Given $n$ intervals on the real axis, where the $i$-th interval is $[L_i, R_i]$ ($1 \leq i \leq n$). The $2n$ endpoints of these $n$ intervals are all distinct. From this, it follows that for any two of these $n$ intervals, their intersection is either empty or one is contained within the other.

Interval Subset Problem: For the given $n$ intervals $[L_i, R_i]$ ($1 \leq i \leq n$) on the real axis with distinct endpoints, select a sub-interval $[l_i, r_i]$ ($L_i \leq l_i < r_i \leq R_i$) from each interval $[L_i, R_i]$ such that the intersection of any two selected sub-intervals contains at most one point. The goal is to maximize the sum of the lengths of the $n$ selected sub-intervals, $\sum_{i=1}^n (r_i - l_i)$.

Input

The first line contains a positive integer $n$.
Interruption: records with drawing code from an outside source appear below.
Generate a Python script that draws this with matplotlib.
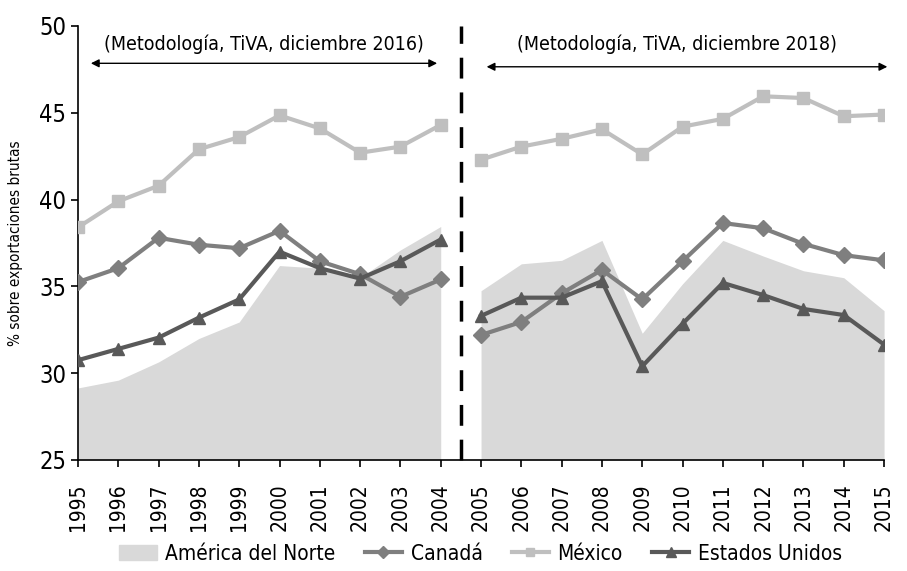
import matplotlib
matplotlib.use("Agg")
import matplotlib.pyplot as plt
import numpy as np

plt.rcParams['font.family'] = ['DejaVu Sans']
plt.rcParams['font.stretch'] = 'condensed'

years = list(range(1995, 2016))
america_norte = [29.15, 29.6, 30.65, 32.0, 32.95, 36.2, 36.05, 35.5, 37.1, 38.45,
                 34.75, 36.3, 36.5, 37.65, 32.3, 35.15, 37.65, 36.75, 35.9, 35.5, 33.6]
canada = [35.25, 36.05, 37.8, 37.4, 37.2, 38.2, 36.45, 35.7, 34.4, 35.4,
          32.2, 32.95, 34.6, 35.95, 34.25, 36.45, 38.65, 38.35, 37.45, 36.8, 36.5]
mexico = [38.4, 39.9, 40.8, 42.9, 43.6, 44.85, 44.1, 42.7, 43.05, 44.3,
          42.3, 43.05, 43.5, 44.05, 42.6, 44.2, 44.65, 45.95, 45.85, 44.8, 44.9]
estados_unidos = [30.75, 31.4, 32.05, 33.2, 34.25, 37.0, 36.05, 35.45, 36.45, 37.7,
                  33.3, 34.35, 34.35, 35.3, 30.4, 32.85, 35.2, 34.5, 33.7, 33.35, 31.65]

x = np.arange(len(years))
segs = [slice(0, 10), slice(10, 21)]

fig = plt.figure(figsize=(9.07, 5.71), dpi=100)
ax = fig.add_axes([0.086, 0.1944, 0.8887, 0.7601])

c_area = '#d9d9d9'
c_can = '#7f7f7f'
c_mex = '#bfbfbf'
c_eu = '#595959'

for s in segs:
    ax.fill_between(x[s], 25, np.array(america_norte)[s], color=c_area, lw=0, zorder=1)
    ax.plot(x[s], np.array(mexico)[s], color=c_mex, lw=3, marker='s', ms=9, zorder=3)
    ax.plot(x[s], np.array(canada)[s], color=c_can, lw=3, marker='D', ms=8, zorder=4)
    ax.plot(x[s], np.array(estados_unidos)[s], color=c_eu, lw=3, marker='^', ms=9, zorder=5)

# methodology break
ax.plot([9.5, 9.5], [25, 50], color='black', lw=2.5, dashes=(6, 4), zorder=6, clip_on=False)

ax.set_xlim(0, 20)
ax.set_ylim(25, 50)
ax.set_yticks([25, 30, 35, 40, 45, 50])
ax.set_xticks(x)
ax.set_xticklabels(years, rotation=90, fontsize=15)
ax.tick_params(axis='y', labelsize=17, length=5, width=1.2)
ax.tick_params(axis='x', length=5, width=1.2, pad=12)
for side in ['top', 'right']:
    ax.spines[side].set_visible(False)
ax.spines['left'].set_linewidth(1.2)
ax.spines['bottom'].set_linewidth(1.2)
ax.set_ylabel('% sobre exportaciones brutas', fontsize=11, labelpad=12)

ax.annotate('', xy=(0.25, 47.85), xytext=(8.98, 47.85),
            arrowprops=dict(arrowstyle='<|-|>', color='black', lw=1, mutation_scale=12),
            annotation_clip=False)
ax.text(4.6, 48.95, '(Metodología, TiVA, diciembre 2016)', ha='center', va='center', fontsize=14)
ax.annotate('', xy=(10.07, 47.65), xytext=(20.15, 47.65),
            arrowprops=dict(arrowstyle='<|-|>', color='black', lw=1, mutation_scale=12),
            annotation_clip=False)
ax.text(14.85, 48.95, '(Metodología, TiVA, diciembre 2018)', ha='center', va='center', fontsize=14)

handles = [
    plt.Rectangle((0, 0), 1, 1, color=c_area),
    plt.Line2D([], [], color=c_can, lw=3, marker='D', ms=6),
    plt.Line2D([], [], color=c_mex, lw=3, marker='s', ms=6),
    plt.Line2D([], [], color=c_eu, lw=3, marker='^', ms=7),
]
labels = ['América del Norte', 'Canadá', 'México', 'Estados Unidos']
fig.legend(handles, labels, loc='lower center', bbox_to_anchor=(0.53, -0.02), ncol=4,
           frameon=False, fontsize=15, handlelength=1.8, columnspacing=1.4, handletextpad=0.4)

fig.savefig('out.png', dpi=100)
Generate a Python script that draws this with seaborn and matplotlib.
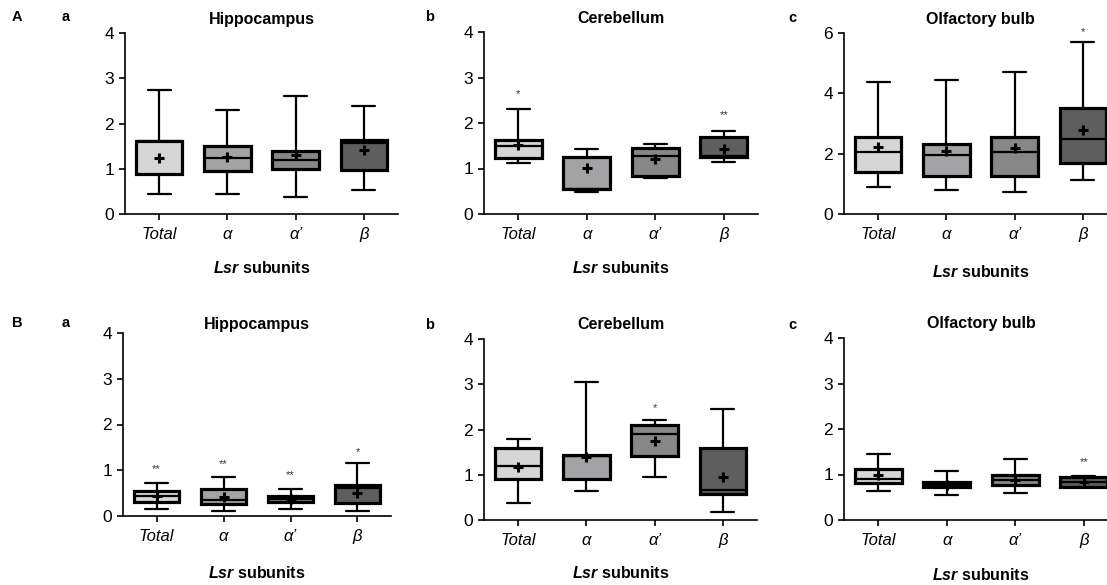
import numpy as np
import pandas as pd
import seaborn as sns
import matplotlib.pyplot as plt

subunits = ["Total", "α", "α’", "β"]
box_colors = ["#d6d6d6", "#a3a3a6", "#878787", "#5e5e5e"]

# five-number summaries per subunit: min, q1, median, q3, max
hippo_A = [[0.44, 0.89, 1.61, 1.62, 2.75],
           [0.44, 0.96, 1.23, 1.51, 2.30],
           [0.38, 0.99, 1.20, 1.40, 2.61],
           [0.53, 0.97, 1.58, 1.64, 2.39]]
hippo_A_mean = [1.23, 1.27, 1.30, 1.41]
hippo_A_stars = ["", "", "", ""]
hippo_A_star_y = [0, 0, 0, 0]

cereb_A = [[1.13, 1.23, 1.50, 1.63, 2.31],
           [0.48, 0.54, 0.55, 1.26, 1.42],
           [0.80, 0.84, 1.28, 1.45, 1.53],
           [1.14, 1.25, 1.27, 1.69, 1.83]]
cereb_A_mean = [1.51, 1.02, 1.20, 1.42]
cereb_A_stars = ["*", "", "", "**"]
cereb_A_star_y = [2.69, 0, 0, 2.23]

olf_A = [[0.91, 1.40, 2.07, 2.55, 4.37],
         [0.80, 1.27, 1.96, 2.33, 4.45],
         [0.74, 1.27, 2.04, 2.55, 4.71],
         [1.13, 1.68, 2.50, 3.50, 5.70]]
olf_A_mean = [2.21, 2.09, 2.20, 2.79]
olf_A_stars = ["", "", "", "*"]
olf_A_star_y = [0, 0, 0, 6.1]

hippo_B = [[0.15, 0.31, 0.44, 0.55, 0.72],
           [0.12, 0.26, 0.36, 0.58, 0.86],
           [0.15, 0.31, 0.37, 0.44, 0.59],
           [0.10, 0.28, 0.61, 0.68, 1.15]]
hippo_B_mean = [0.44, 0.42, 0.38, 0.50]
hippo_B_stars = ["**", "**", "**", "*"]
hippo_B_star_y = [1.08, 1.19, 0.95, 1.46]

cereb_B = [[0.37, 0.90, 1.20, 1.60, 1.80],
           [0.63, 0.90, 1.42, 1.43, 3.06],
           [0.96, 1.41, 1.89, 2.10, 2.21],
           [0.17, 0.57, 0.66, 1.60, 2.45]]
cereb_B_mean = [1.18, 1.40, 1.75, 0.96]
cereb_B_stars = ["", "", "*", ""]
cereb_B_star_y = [0, 0, 2.52, 0]

olf_B = [[0.64, 0.82, 0.91, 1.12, 1.46],
         [0.55, 0.73, 0.77, 0.83, 1.07],
         [0.59, 0.78, 0.89, 1.00, 1.35],
         [0.72, 0.73, 0.83, 0.94, 0.97]]
olf_B_mean = [0.99, 0.78, 0.89, 0.84]
olf_B_stars = ["", "", "", "**"]
olf_B_star_y = [0, 0, 0, 1.33]

sns.set_style("ticks")
plt.rcParams["font.family"] = ["Liberation Sans", "DejaVu Sans"]
plt.rcParams["mathtext.fontset"] = "custom"
plt.rcParams["mathtext.bfit"] = "Liberation Sans:italic:bold"
plt.rcParams["mathtext.bf"] = "Liberation Sans:bold"
plt.rcParams["mathtext.rm"] = "Liberation Sans"
for k in ["text.color", "axes.labelcolor", "xtick.color", "ytick.color"]:
    plt.rcParams[k] = "black"

W, H = 1107, 585
fig = plt.figure(figsize=(W / 100, H / 100), dpi=100)


def px_rect(left, right, top, bottom):
    return [left / W, 1 - bottom / H, (right - left) / W, (bottom - top) / H]


# title, stats, means, stars, star heights, ymax, ystep, axes rect, title pad, xlabel offset (px)
panels = [
    ("Hippocampus", hippo_A, hippo_A_mean, hippo_A_stars, hippo_A_star_y, 4, 1,
     px_rect(125, 398, 33, 214), 6.5, 54),
    ("Cerebellum", cereb_A, cereb_A_mean, cereb_A_stars, cereb_A_star_y, 4, 1,
     px_rect(484, 758, 32, 214), 6.5, 54),
    ("Olfactory bulb", olf_A, olf_A_mean, olf_A_stars, olf_A_star_y, 6, 2,
     px_rect(844, 1117, 33, 214), 6.5, 58),
    ("Hippocampus", hippo_B, hippo_B_mean, hippo_B_stars, hippo_B_star_y, 4, 1,
     px_rect(123, 391, 333, 516), 3, 57),
    ("Cerebellum", cereb_B, cereb_B_mean, cereb_B_stars, cereb_B_star_y, 4, 1,
     px_rect(484, 757, 339, 520), 7.5, 53),
    ("Olfactory bulb", olf_B, olf_B_mean, olf_B_stars, olf_B_star_y, 4, 1,
     px_rect(844, 1118, 338, 520), 7, 55),
]

for title, stats, means, stars, star_y, ymax, ystep, rect, tpad, xl_off in panels:
    ax = fig.add_axes(rect)
    df = pd.DataFrame({"subunit": np.repeat(subunits, 5), "value": np.ravel(stats)})
    sns.boxplot(data=df, x="subunit", y="value", hue="subunit", order=subunits,
                hue_order=subunits, palette=box_colors, saturation=1, dodge=False,
                whis=(0, 100), width=0.68, linecolor="black", linewidth=1.6,
                showfliers=False, legend=False, ax=ax,
                boxprops=dict(linewidth=2.3))
    ax.scatter(np.arange(4), means, marker="+", s=45, linewidths=2.2,
               color="black", zorder=5)
    for i, (s, y) in enumerate(zip(stars, star_y)):
        if s:
            ax.annotate(s, (i, y), xytext=(0, -4), textcoords="offset points",
                        ha="center", va="baseline", fontsize=8, color="#333333",
                        annotation_clip=False)
    ax.set_xlim(-0.5, 3.5)
    ax.set_ylim(0, ymax)
    ax.set_yticks(np.arange(0, ymax + 0.1, ystep))
    ax.set_xticks(range(4))
    ax.set_xticklabels(subunits, fontstyle="italic")
    ax.tick_params(axis="y", length=4, width=1.2, pad=4, labelsize=12.5)
    ax.tick_params(axis="x", length=4, width=1.2, pad=5.5, labelsize=12)
    ax.set_title(title, fontsize=11.5, fontweight="bold", pad=tpad)
    ax.set_ylabel("")
    ax.set_xlabel(r"$\mathbfit{Lsr}$ subunits", fontsize=11.5, fontweight="bold")
    ax.xaxis.label.set_va("center")
    ax.xaxis.set_label_coords(0.5, -xl_off / (rect[3] * H))
    sns.despine(ax=ax)
    for sp in ["left", "bottom"]:
        ax.spines[sp].set_linewidth(1.2)
        ax.spines[sp].set_color("black")

# panel letters
letters = [("A", 17, 17), ("a", 66, 17), ("b", 430, 17), ("c", 792, 18),
           ("B", 17, 323), ("a", 66, 323), ("b", 430, 325), ("c", 792, 325)]
for s, x, y in letters:
    fig.text(x / W, 1 - y / H, s, fontsize=10.5, fontweight="bold",
             ha="center", va="center")

fig.savefig("out.png", dpi=100)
Each of the following lines contains two integers. The $(i+1)$-th line provides two integers $L_i, R_i$, representing the interval $[L_i, R_i]$.

Output

Output the calculated maximum sum of the lengths of the sub-intervals.

Examples

Input 1

4
1 10
2 3
5 9
6 7

Output 1

7

Subtasks

$10\%$ of the test data satisfies $n \leq 10$.

$40\%$ of the test data satisfies $n \leq 500$.

$100\%$ of the test data satisfies $n \leq 2\,000$.